Yes its still used in our family though not sure how mainstream it is nowadays? Its a great word though!!


----------



## Josiah (Jun 25, 2015)

[FONT=georgia, times new roman, times, serif]The expression "jiggery-pokery" appeared today in the dissenting opinion  to the Obamacare decision offered by Supreme Court Justice Anthony Scalia .[/FONT]


----------



## Glinda (Jun 25, 2015)

I love this expression.  I'm going to try to find a way to use it.


----------



## jujube (Jun 27, 2015)

That ranks up there with "higgly piggly" which my grandmother used to describe just about anything that wasn't done to her standards.


----------



## hollydolly (Jun 27, 2015)

Yep we still use it in our family but I hear it less and less these days...

It simply means up to something, usually mischievous or downright no good, but nothing too serious..

For example..you might have an o/h who is always in his shed or workshop fiddling around with bit of wood or an engine but you have no idea what ...and when asked by someone else what ''John' is doing..you might say...''oh he's up to some jiggery-pokery''


..or OTH , you might see someone winning consistently at a game, and you know they are cheating but you can't see how...you would say to someone else  ''so and so is up to Jiggery -pokery ''


----------



## hollydolly (Jun 27, 2015)

jujube said:


> That ranks up there with "higgly piggly" which my grandmother used to describe just about anything that wasn't done to her standards.

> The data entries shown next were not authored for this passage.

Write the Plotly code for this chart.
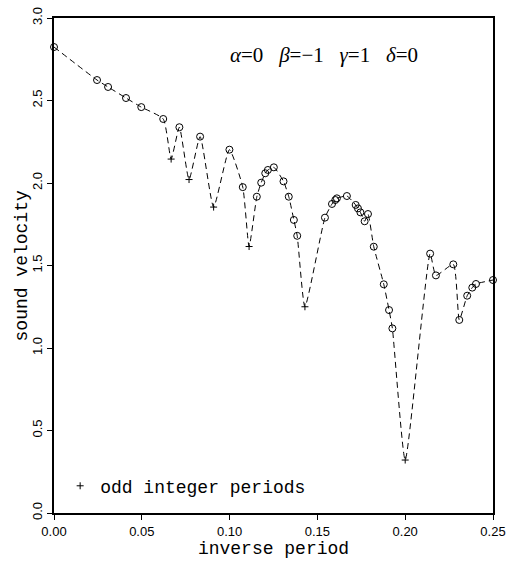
import plotly.graph_objects as go

# sampled points (open circles)
circle_x = [0.0, 0.0245, 0.0308, 0.041, 0.0497, 0.0622, 0.0714, 0.0832, 0.0999,
            0.1075, 0.1155, 0.1180, 0.1203, 0.1218, 0.1252, 0.1307, 0.1337, 0.1366,
            0.1385, 0.1543, 0.1583, 0.1602, 0.1611, 0.1668, 0.1718, 0.1731, 0.1745,
            0.1769, 0.1788, 0.1821, 0.1878, 0.1908, 0.1927, 0.2142, 0.2175, 0.2274,
            0.2308, 0.2353, 0.2382, 0.2403, 0.2500]
circle_y = [2.824, 2.624, 2.582, 2.515, 2.460, 2.388, 2.338, 2.281, 2.202,
            1.975, 1.917, 2.002, 2.059, 2.079, 2.095, 2.010, 1.917, 1.776,
            1.680, 1.790, 1.873, 1.897, 1.907, 1.921, 1.867, 1.846, 1.822,
            1.768, 1.812, 1.614, 1.386, 1.230, 1.119, 1.572, 1.440, 1.507,
            1.170, 1.317, 1.366, 1.388, 1.412]

# odd integer periods (plus markers): 1/15, 1/13, 1/11, 1/9, 1/7, 1/5
odd_x = [0.0667, 0.0769, 0.0909, 0.1111, 0.1429, 0.2000]
odd_y = [2.145, 2.021, 1.854, 1.615, 1.250, 0.321]

x_ticks = [0.00, 0.05, 0.10, 0.15, 0.20, 0.25]
y_ticks = [0.0, 0.5, 1.0, 1.5, 2.0, 2.5, 3.0]

# combined curve
pts = sorted(list(zip(circle_x, circle_y)) + list(zip(odd_x, odd_y)))
line_x = [p[0] for p in pts]
line_y = [p[1] for p in pts]

MONO = "Liberation Mono, Courier New, monospace"
SANS = "Liberation Sans, Arial, sans-serif"
SERIF = "Liberation Serif, Times New Roman, serif"

fig = go.Figure()
fig.add_trace(go.Scatter(x=line_x, y=line_y, mode="lines",
                         line=dict(color="black", width=1, dash="6px,4px",
                                   shape="spline", smoothing=0.5),
                         showlegend=False, hoverinfo="skip"))
fig.add_trace(go.Scatter(x=circle_x, y=circle_y, mode="markers",
                         marker=dict(symbol="circle-open", size=7, color="black",
                                     line=dict(width=1, color="black")),
                         showlegend=False, cliponaxis=False))
fig.add_trace(go.Scatter(x=odd_x, y=odd_y, mode="markers",
                         name="odd integer periods",
                         marker=dict(symbol="cross-thin-open", size=5, color="black",
                                     line=dict(width=1, color="black")),
                         showlegend=True, cliponaxis=False))

fig.add_annotation(x=0.1535, y=2.776, xref="x", yref="y",
                   text="<i>α</i>=0&nbsp;&nbsp;&nbsp;<i>β</i>=−1&nbsp;&nbsp;&nbsp;<i>γ</i>=1&nbsp;&nbsp;&nbsp;<i>δ</i>=0",
                   showarrow=False, font=dict(family=SERIF, size=21, color="black"))

# y-axis title as annotation (placed closer to the axis than standoff allows)
fig.add_annotation(x=-0.073, y=0.5, xref="paper", yref="paper",
                   text="sound velocity", textangle=-90, showarrow=False,
                   xanchor="center", yanchor="middle",
                   font=dict(family=MONO, size=18, color="black"))

axis_common = dict(showline=True, linewidth=2, linecolor="black", mirror=True,
                   ticks="outside", ticklen=5, tickwidth=1, tickcolor="black",
                   showgrid=False, zeroline=False, automargin=False,
                   tickfont=dict(family=SANS, size=13, color="black"))

fig.update_layout(
    width=510, height=565,
    margin=dict(l=54, r=17, t=18, b=52),
    paper_bgcolor="white", plot_bgcolor="white",
    xaxis=dict(range=[0, 0.25], tickvals=x_ticks, tickformat=".2f",
               title=dict(text="inverse period", font=dict(family=MONO, size=18, color="black"),
                          standoff=4),
               **axis_common),
    yaxis=dict(range=[0, 3.0], tickvals=y_ticks, tickformat=".1f", tickangle=-90,
               **axis_common),
    legend=dict(x=0.014, y=0.017, xanchor="left", yanchor="bottom",
                bgcolor="rgba(0,0,0,0)", itemwidth=30,
                font=dict(family=MONO, size=18, color="black")),
)

fig.write_html("out.html", config={"displayModeBar": False},
               post_script="document.body.style.margin='0';document.body.style.padding='0';")
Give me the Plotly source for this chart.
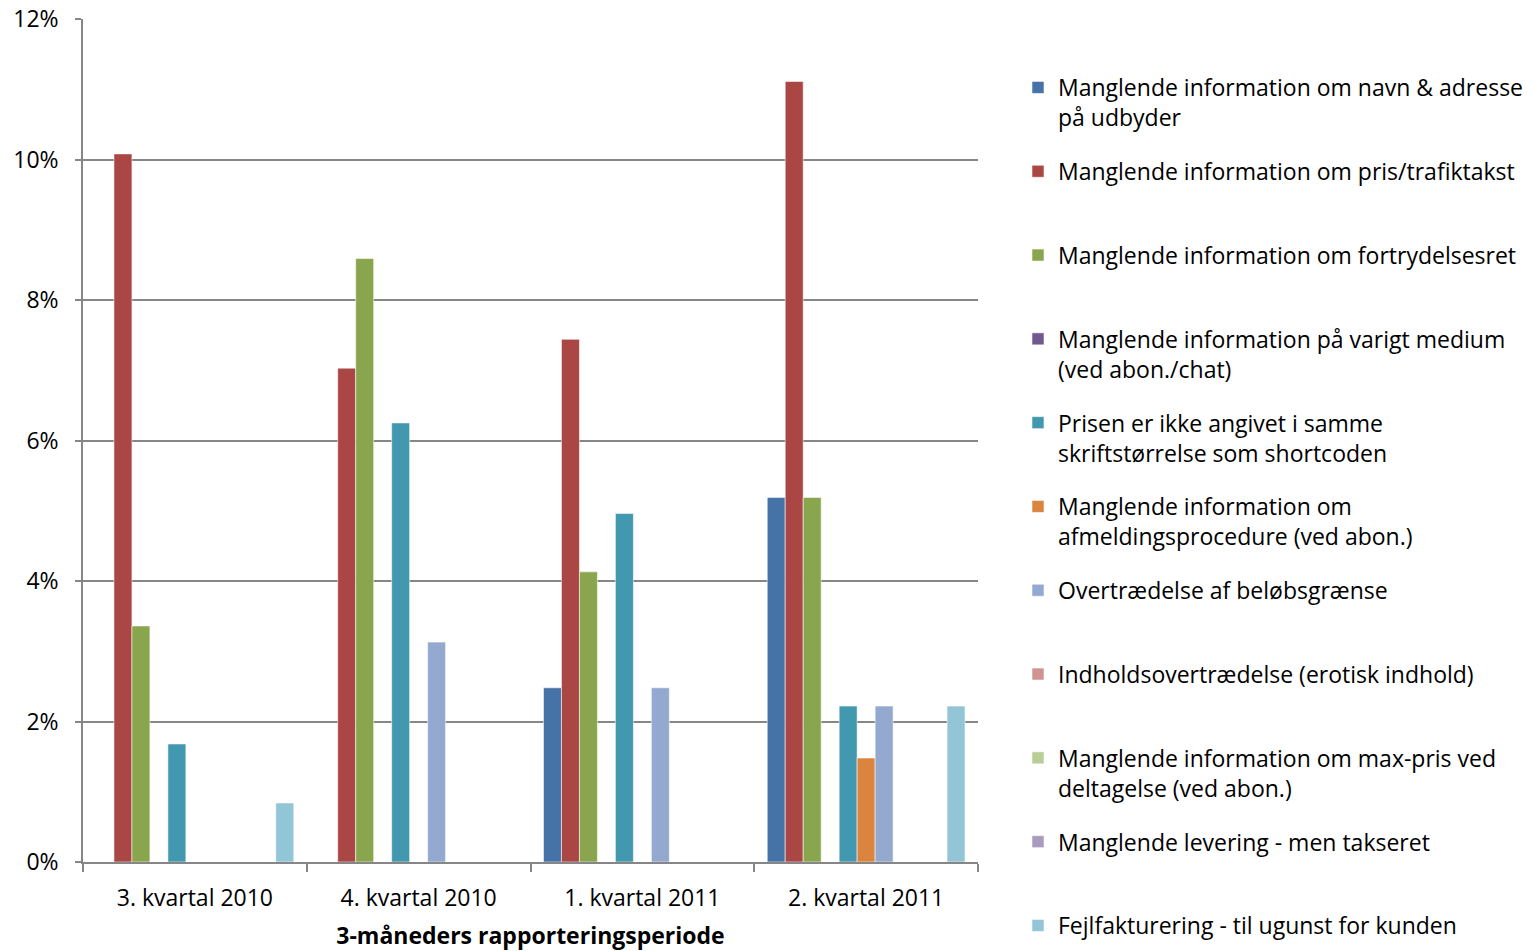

Jujube here in the UK higgeldy -piggeldy means a mess, ...or something not the way it should be ... pictures on the wall for example not hanging straight would be often described as ''all higgledy piggledy ''


----------



## RadishRose (Jun 27, 2015)

Flying around in a random manner, not adhereing to any set structure- 
LOL- my shoes are all in a higgedly-piggledy on my closet floor!


----------



## jujube (Jun 27, 2015)

Yep, that was her meaning for the term.  If it wasn't up to her exacting standards, it was done higgly-piggly.


----------



## jujube (Jun 27, 2015)

We used to have a grocery chain here in the US (may still as far as I know) called Piggly Wiggly.  It always gave me a laugh just saying it.  There was a convenience store near my mother's house that was called Hoggly Woggly, but the Piggly Wiggly people made them change their name due to "copyright infringement".


----------